◆ **TASK TO COMPLETE**: Here are some records; copy every line that holds the word "image".

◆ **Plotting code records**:
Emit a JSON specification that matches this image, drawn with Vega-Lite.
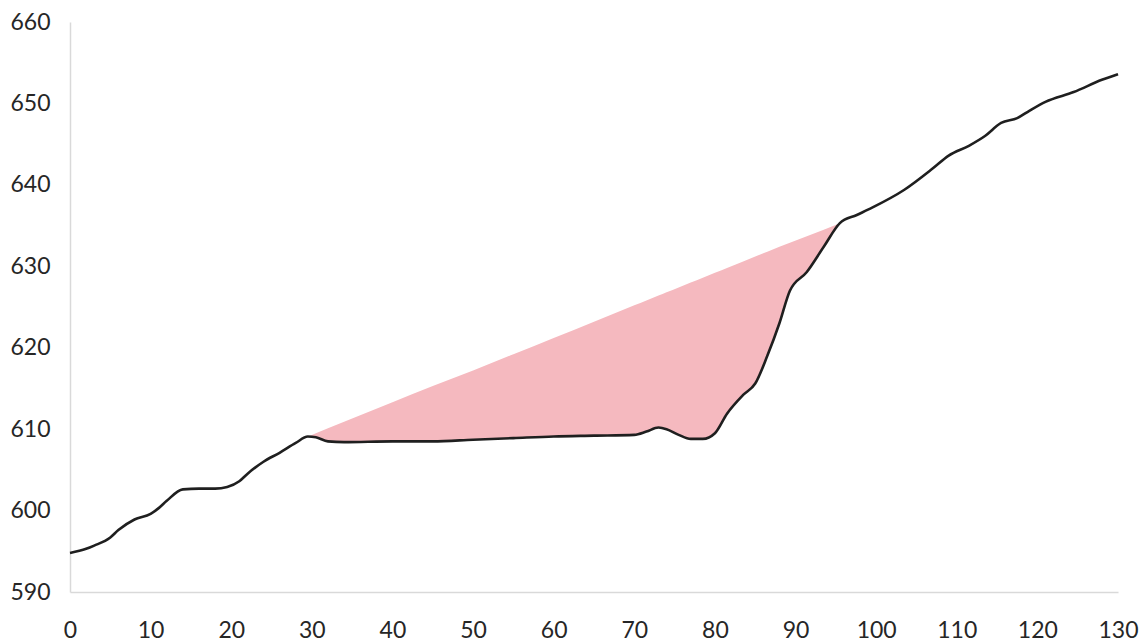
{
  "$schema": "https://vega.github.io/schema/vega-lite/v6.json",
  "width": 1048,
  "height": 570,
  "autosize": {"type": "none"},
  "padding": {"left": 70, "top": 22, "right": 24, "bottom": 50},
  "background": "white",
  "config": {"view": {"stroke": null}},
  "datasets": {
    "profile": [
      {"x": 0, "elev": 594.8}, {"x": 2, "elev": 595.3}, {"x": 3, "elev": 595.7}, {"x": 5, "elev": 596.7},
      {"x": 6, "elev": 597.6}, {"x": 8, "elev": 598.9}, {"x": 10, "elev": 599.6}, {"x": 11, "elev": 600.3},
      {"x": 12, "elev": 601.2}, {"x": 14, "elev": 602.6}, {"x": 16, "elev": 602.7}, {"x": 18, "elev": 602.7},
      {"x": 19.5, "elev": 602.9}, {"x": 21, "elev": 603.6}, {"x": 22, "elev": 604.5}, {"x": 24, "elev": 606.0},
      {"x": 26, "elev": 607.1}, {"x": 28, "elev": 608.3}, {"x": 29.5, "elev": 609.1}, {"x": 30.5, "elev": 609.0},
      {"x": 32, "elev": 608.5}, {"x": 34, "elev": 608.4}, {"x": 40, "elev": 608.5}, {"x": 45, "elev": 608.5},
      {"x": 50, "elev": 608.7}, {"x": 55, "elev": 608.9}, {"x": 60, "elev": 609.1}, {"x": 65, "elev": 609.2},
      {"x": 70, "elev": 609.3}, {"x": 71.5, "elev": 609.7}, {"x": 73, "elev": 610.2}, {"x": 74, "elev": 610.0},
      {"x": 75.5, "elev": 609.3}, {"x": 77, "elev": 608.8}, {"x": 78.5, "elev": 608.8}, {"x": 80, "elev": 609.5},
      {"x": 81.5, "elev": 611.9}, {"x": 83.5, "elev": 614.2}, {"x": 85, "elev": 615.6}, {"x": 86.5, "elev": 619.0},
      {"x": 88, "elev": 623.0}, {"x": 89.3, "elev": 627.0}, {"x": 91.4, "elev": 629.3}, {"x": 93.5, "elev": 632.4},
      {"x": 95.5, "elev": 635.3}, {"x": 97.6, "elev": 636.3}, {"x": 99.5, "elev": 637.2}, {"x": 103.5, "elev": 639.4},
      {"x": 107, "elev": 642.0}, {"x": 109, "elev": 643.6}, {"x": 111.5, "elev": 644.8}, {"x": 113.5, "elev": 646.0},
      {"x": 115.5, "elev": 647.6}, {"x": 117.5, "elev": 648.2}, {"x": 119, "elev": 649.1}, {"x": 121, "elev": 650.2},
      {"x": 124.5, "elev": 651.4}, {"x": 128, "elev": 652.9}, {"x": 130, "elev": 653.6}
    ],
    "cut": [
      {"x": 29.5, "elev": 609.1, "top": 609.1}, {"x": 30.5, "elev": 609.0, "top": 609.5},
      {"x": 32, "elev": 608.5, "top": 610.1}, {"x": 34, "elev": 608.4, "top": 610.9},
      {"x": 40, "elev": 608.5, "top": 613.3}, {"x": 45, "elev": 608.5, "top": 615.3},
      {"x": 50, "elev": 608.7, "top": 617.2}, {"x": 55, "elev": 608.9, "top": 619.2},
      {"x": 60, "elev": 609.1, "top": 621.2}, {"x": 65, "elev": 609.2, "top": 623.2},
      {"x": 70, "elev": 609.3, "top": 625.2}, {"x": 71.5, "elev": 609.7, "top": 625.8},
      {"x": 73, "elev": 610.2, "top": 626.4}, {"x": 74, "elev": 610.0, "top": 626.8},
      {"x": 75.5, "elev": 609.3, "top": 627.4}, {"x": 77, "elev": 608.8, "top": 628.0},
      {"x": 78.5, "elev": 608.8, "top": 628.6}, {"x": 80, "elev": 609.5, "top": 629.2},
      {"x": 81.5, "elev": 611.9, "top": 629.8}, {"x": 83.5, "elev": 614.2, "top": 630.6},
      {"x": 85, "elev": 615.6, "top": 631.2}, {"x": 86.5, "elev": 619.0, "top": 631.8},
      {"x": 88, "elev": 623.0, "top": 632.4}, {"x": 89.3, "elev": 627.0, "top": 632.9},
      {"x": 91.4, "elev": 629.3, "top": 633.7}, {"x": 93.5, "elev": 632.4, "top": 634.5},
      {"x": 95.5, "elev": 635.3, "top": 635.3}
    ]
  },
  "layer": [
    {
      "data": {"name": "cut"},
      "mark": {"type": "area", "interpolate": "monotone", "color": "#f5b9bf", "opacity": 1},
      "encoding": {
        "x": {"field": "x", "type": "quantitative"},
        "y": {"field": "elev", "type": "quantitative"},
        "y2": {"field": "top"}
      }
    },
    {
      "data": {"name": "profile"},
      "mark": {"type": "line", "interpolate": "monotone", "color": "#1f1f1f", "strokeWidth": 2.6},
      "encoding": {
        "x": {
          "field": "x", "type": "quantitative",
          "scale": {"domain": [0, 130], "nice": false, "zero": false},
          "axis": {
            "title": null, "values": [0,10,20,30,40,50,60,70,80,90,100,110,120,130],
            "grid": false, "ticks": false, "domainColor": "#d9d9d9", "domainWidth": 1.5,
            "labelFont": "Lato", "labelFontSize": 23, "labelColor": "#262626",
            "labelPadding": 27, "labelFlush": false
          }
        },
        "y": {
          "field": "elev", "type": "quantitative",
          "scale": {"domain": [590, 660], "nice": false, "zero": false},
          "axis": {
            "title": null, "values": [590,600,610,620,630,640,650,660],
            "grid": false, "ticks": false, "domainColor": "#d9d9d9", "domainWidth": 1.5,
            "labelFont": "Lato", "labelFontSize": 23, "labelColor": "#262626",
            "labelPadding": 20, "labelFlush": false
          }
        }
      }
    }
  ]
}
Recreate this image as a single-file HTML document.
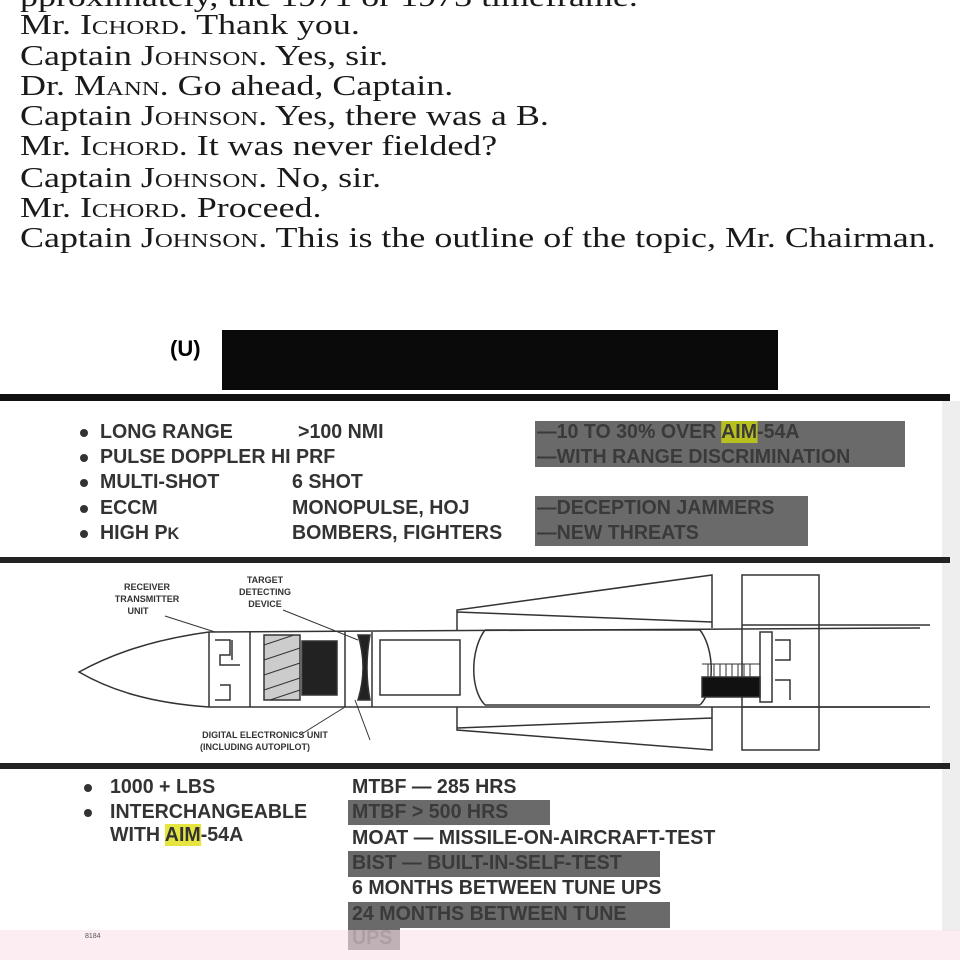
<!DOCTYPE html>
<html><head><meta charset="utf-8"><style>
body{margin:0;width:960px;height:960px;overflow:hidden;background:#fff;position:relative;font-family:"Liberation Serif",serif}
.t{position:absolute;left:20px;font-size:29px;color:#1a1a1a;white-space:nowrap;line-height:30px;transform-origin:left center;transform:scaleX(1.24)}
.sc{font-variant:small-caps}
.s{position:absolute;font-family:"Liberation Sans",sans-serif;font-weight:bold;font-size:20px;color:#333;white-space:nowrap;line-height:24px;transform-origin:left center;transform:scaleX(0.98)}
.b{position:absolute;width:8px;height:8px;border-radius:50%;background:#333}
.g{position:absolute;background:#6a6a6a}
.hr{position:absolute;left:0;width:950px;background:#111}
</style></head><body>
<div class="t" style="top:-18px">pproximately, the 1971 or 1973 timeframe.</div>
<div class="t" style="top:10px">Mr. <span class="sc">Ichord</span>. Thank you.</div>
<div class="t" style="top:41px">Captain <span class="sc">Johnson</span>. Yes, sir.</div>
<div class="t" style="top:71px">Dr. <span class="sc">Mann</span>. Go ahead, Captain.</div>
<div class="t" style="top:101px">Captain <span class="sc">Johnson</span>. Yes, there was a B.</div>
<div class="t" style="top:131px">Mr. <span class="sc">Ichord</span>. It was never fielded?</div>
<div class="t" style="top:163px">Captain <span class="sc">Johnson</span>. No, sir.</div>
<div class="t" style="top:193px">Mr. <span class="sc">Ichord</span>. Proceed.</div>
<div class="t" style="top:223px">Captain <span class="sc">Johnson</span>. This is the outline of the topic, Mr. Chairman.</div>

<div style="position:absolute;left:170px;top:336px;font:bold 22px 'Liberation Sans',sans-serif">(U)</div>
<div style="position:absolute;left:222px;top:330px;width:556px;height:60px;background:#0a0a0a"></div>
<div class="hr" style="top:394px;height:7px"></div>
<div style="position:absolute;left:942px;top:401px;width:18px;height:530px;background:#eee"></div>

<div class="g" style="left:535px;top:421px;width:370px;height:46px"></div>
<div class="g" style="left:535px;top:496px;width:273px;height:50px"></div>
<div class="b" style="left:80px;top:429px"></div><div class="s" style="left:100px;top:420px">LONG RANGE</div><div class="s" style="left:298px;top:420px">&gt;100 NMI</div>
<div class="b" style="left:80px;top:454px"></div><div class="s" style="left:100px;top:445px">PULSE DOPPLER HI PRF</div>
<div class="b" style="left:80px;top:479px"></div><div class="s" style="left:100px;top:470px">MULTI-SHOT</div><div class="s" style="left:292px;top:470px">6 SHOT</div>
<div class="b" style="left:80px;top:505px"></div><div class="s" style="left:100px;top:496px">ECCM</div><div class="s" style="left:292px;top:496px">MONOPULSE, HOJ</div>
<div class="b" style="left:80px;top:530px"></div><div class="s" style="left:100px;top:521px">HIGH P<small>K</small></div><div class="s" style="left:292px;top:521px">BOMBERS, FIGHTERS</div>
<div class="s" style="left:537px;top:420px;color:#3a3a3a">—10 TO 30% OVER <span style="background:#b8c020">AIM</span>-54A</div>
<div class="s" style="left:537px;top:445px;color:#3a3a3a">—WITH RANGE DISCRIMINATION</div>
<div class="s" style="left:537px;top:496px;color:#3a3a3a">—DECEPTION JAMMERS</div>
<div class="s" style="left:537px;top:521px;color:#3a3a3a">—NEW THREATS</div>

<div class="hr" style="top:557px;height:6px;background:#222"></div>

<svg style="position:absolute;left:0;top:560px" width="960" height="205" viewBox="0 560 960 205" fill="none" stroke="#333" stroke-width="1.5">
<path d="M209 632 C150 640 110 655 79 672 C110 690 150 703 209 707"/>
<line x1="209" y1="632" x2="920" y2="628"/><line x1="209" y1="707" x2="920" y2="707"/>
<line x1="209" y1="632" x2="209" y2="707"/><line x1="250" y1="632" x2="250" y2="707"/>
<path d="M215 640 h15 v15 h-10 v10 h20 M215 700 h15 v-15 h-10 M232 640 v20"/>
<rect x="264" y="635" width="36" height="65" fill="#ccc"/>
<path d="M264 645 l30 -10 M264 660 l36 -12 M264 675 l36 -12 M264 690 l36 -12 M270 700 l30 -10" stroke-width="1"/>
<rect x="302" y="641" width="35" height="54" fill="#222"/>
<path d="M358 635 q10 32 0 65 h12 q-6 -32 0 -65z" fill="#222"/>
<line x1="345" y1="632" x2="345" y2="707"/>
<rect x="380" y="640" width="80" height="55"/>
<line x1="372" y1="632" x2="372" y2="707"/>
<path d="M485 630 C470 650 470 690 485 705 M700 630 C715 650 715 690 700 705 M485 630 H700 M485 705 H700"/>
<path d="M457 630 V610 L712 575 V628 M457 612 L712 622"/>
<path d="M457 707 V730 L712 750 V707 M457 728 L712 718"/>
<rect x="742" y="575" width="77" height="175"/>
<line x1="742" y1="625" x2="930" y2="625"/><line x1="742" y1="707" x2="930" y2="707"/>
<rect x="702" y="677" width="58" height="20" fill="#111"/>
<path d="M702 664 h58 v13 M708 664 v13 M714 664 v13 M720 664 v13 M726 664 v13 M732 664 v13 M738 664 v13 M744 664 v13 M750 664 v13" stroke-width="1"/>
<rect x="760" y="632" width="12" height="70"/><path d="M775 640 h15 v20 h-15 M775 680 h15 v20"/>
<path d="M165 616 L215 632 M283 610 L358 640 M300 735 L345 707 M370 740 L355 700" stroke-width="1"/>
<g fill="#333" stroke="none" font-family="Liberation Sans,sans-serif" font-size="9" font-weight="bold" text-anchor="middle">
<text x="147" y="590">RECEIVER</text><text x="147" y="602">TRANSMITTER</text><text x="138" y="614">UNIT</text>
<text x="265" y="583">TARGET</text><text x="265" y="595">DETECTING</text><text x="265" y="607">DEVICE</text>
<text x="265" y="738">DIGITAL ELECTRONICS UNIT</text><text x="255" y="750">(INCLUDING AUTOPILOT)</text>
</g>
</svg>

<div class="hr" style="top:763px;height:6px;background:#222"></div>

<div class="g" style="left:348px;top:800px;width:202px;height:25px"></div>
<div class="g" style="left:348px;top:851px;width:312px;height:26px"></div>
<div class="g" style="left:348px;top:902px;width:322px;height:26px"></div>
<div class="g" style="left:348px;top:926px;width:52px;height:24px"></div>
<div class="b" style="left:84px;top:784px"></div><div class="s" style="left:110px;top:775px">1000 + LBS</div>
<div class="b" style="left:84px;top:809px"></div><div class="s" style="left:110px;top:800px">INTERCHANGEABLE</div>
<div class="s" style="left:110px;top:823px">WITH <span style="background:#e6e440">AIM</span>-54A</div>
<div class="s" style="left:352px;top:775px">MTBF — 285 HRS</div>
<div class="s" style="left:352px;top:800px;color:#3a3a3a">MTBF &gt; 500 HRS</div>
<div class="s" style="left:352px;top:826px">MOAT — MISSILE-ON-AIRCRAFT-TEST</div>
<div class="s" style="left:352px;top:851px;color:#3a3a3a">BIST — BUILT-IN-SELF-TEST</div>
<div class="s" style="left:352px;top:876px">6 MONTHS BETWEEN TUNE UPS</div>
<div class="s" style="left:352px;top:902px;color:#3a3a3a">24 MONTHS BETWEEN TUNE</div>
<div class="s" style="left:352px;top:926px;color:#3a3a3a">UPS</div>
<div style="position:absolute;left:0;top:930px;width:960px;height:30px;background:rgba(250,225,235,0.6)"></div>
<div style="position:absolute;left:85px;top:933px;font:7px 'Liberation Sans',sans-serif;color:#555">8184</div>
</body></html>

◆ **RESULT FOR THIS TASK**:
Emit a JSON specification that matches this image, drawn with Vega-Lite.
Recreate this image as a single-file HTML document.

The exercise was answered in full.